I terroristi neri volevano uccidere anche Gianni Letta

A svelarlo è uno dei carabinieri del Ros infiltrato nel gruppo: ecco la sua testimonianza. E spunta il piano di uno degli eversivi per sciogliere i binari ferroviari e far deragliare i treni
CHIETI. C’era anche Gianni Letta nel mirino di Avanguardia Ordinovista, il gruppo terroristico nero con base in Abruzzo che riversava odio sui social network ed era pronto a passare all’azione per ammazzare immigrati e politici. A svelarlo – nel corso del processo davanti alla Corte d’assise di Chieti, terminato con dieci condanne a 75 anni complessivi di carcere – è stato Piero Mastrantonio, che è il nome in codice dell’agente sotto copertura infiltrato nella banda che venerava Adolf Hitler e Benito Mussolini al punto da dedicare loro un altare celebrativo con tanto di svastiche e fasci littori.
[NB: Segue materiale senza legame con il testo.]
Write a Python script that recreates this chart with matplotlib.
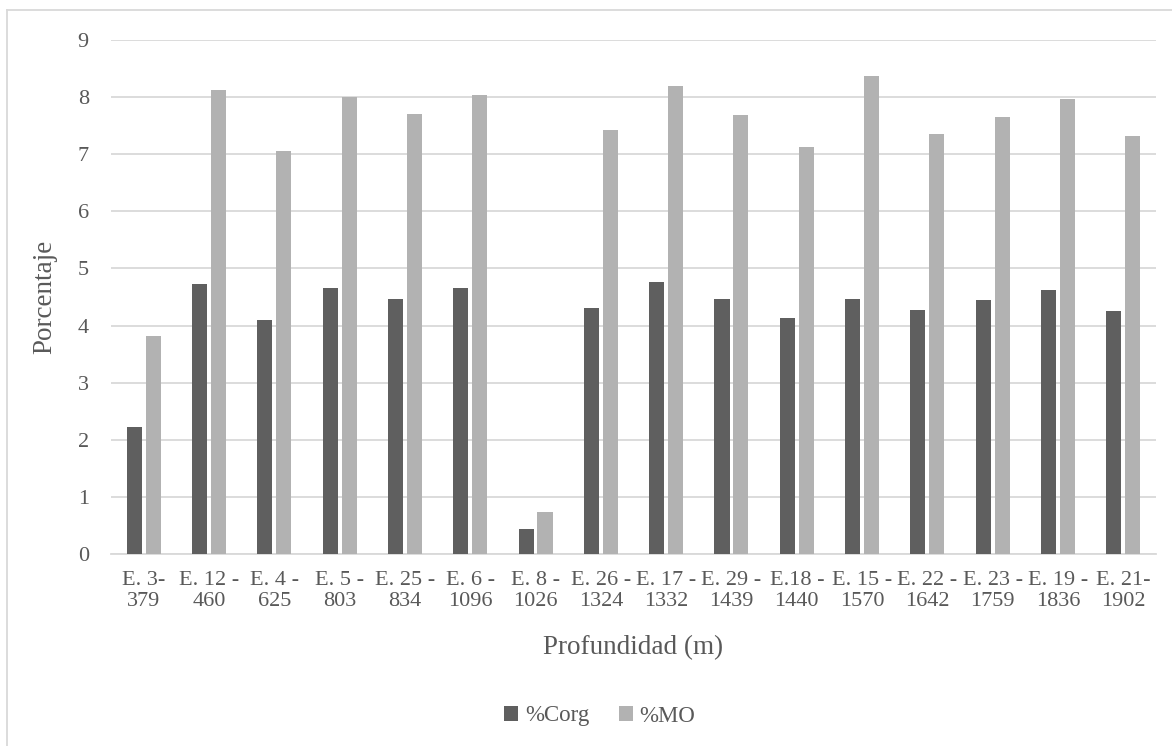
import numpy as np
from matplotlib import pyplot as plt
from matplotlib.lines import Line2D

estaciones = ['E. 3-\n379', 'E. 12 -\n460', 'E. 4 -\n625', 'E. 5 -\n803',
              'E. 25 -\n834', 'E. 6 -\n1096', 'E. 8 -\n1026', 'E. 26 -\n1324',
              'E. 17 -\n1332', 'E. 29 -\n1439', 'E.18 -\n1440', 'E. 15 -\n1570',
              'E. 22 -\n1642', 'E. 23 -\n1759', 'E. 19 -\n1836', 'E. 21-\n1902']
corg = [2.22, 4.72, 4.10, 4.65, 4.47, 4.66, 0.43, 4.31,
        4.76, 4.46, 4.14, 4.47, 4.27, 4.45, 4.63, 4.25]
mo = [3.82, 8.13, 7.06, 8.01, 7.71, 8.03, 0.74, 7.42,
      8.19, 7.69, 7.12, 8.37, 7.35, 7.66, 7.97, 7.32]

plt.rcParams['font.family'] = ['Liberation Serif', 'DejaVu Serif']
gris_txt = '#595959'

fig = plt.figure(figsize=(11.72, 7.46), dpi=100)
ax = fig.add_axes([111/1172, 1 - 554/746, (1156 - 111)/1172, (554 - 40)/746])

x = np.arange(len(estaciones))
w = 0.23
ax.bar(x - 0.145, corg, w, color='#5f5f5f', label='%Corg', zorder=3)
ax.bar(x + 0.145, mo, w, color='#b2b2b2', label='%MO', zorder=3)

ax.set_xlim(-0.5, len(estaciones) - 0.5)
ax.set_ylim(0, 9)
ax.set_yticks(range(10))
ax.set_xticks(x)
ax.set_xticklabels(estaciones, fontsize=16, color=gris_txt, linespacing=1.2)
ax.tick_params(axis='y', labelsize=16, labelcolor=gris_txt, length=0, pad=16)
ax.tick_params(axis='x', length=0, pad=12)
ax.grid(axis='y', color='#d9d9d9', linewidth=1.3, zorder=0)
for s in ['top', 'right', 'left']:
    ax.spines[s].set_visible(False)
ax.spines['bottom'].set_color('#d9d9d9')
ax.spines['bottom'].set_linewidth(1.3)

ax.set_ylabel('Porcentaje', fontsize=19.5, color=gris_txt)
ax.yaxis.set_label_coords((57 - 111) / 1045, 0.5)
ax.set_xlabel('Profundidad (m)', fontsize=19.5, color=gris_txt)
ax.xaxis.set_label_coords(0.5, -(648 - 554) / 514)
ax.xaxis.label.set_va('center')

fig.legend(loc='center', bbox_to_anchor=(600/1172, 1 - 716/746), ncol=2,
           frameon=False, fontsize=16.5, labelcolor=gris_txt,
           handlelength=0.6, handleheight=0.6, handletextpad=0.3, columnspacing=1.3)

# marco del gráfico
fig.add_artist(Line2D([7/1172, 1], [1 - 10/746] * 2, color='#d9d9d9', lw=1.3))
fig.add_artist(Line2D([7/1172] * 2, [0, 1 - 10/746], color='#d9d9d9', lw=1.3))

fig.savefig('out.png', dpi=100)
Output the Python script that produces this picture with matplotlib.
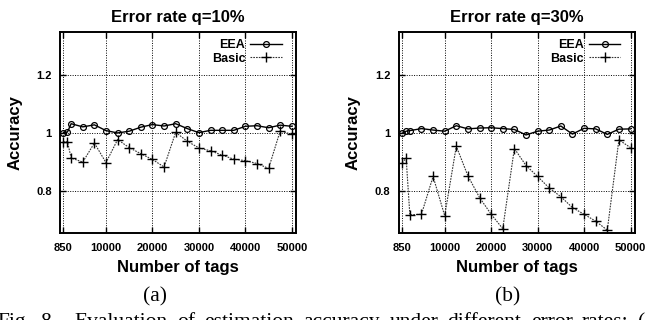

È riportato in sentenza il passaggio della testimonianza con cui il carabiniere del Ros riferisce in aula che al centro delle pesanti minacce dei neofascisti non erano finiti solo l’allora presidente della Camera dei deputati Laura Boldrini e l’allora ministro Cécile Kyenge, i cui nomi erano già venuti fuori ai tempi degli arresti scattati nel dicembre 2014, ma anche l’avezzanese Gianni Letta, il grande stratega del potere, direttore d’orchestra invisibile della macchina dello Stato alla presidenza del Consiglio dei ministri con Silvio Berlusconi in quattro governi del centrodestra, oltre che uomo di estrema fiducia del Cavaliere.
Si legge, testualmente, a pagina 59 delle motivazioni: «Continui sono i riferimenti alla necessità di passare all’azione violenta anche nei numerosi post pubblicati da Stefano Manni (il capo di Avanguardia Ordinovista, ndr) su Facebook seguiti, sempre, da numerosi commenti di approvazione pubblicati dai membri dell’associazione, i quali, in tal modo, comunicavano la propria piena adesione alle azioni proposte.
Ha riferito, a tal riguardo, il teste Mastrantonio (operativo su Facebook con il profilo denominato “Vertice Nero”): “Manni aveva una modalità che praticamente quando inseriva il post inseriva anche il soggetto a cui questa notifica doveva arrivare, quindi diciamo che poi, alla fine, nei post inseriti dal Manni comunque si susseguivano delle discussioni sul fenomeno che si stava vivendo, tipo sull’immigrazione, sul fatto che era un continuo di sbarchi, stupri, sempre a sfondo xenofobo e razziale; oppure contro la casta, c’erano delle minacce, si promuovevano attività, diciamo, violente nei confronti dei politici, quindi, come ho detto prima, da Laura Boldrini alla Kyenge, a Gianni Letta e quant’altri”».
Dunque, non solo i deputati Nazario Pagano di Forza Italia e Stefania Pezzopane (ora ex) del Pd, i cui nomi fanno parte di una “lista rossa” trovata a casa di uno degli imputati: un bersaglio dei terroristi della porta accanto era anche il politico di origini marsicane che, con la sua abilità nella mediazione, ha attraversato gran parte della storia recente del Paese, a partire dalla Prima Repubblica.
Le motivazioni della sentenza depositata una settimana fa (presidente Guido Campli, giudice estensore Maurizio Sacco) svelano anche le modalità violente degli attentati rimasti «nello stadio di mera programmazione», scrive la procura dell’Aquila, «per circostanze estranee alla volontà degli imputati, ossia perché, prima che potessero portare avanti i loro piani criminosi/eversivi, il 22 dicembre 2014 i vertici di Avanguardia Ordinovista venivano sottoposti a misure cautelari personali». Gli estremisti neri, osservano i giudici, vedevano «una priorità il passaggio all’azione violenta, vista come unica via per liberarsi di un sistema ritenuto troppo compromesso». Uno dei più attivi, in questo senso, è l’imputato Luca Infantino che, «oltre a interloquire frequentemente con Manni per l’organizzazione dei vari colpi, è a sua volta ideatore di alcuni progetti, come l’idea di utilizzare della termite auto-prodotta per sciogliere i binari ferroviari e far deragliare i treni, o, ancora, quella di lasciare uno zaino contenente dell’esplosivo all’interno di una metropolitana». E qui spunta la cosiddetta “teoria del doppio zaino”, «in quanto, al fine di non destare sospetti, consapevole della presenza di numerose telecamere all’interno delle stazioni metropolitane, il soggetto si proponeva di utilizzare due zaini identici, l’uno contenente esplosivo da lasciare nel vagone, l’altro, vuoto, da portare con sé, in modo da “ingannare” così un futuro controllo».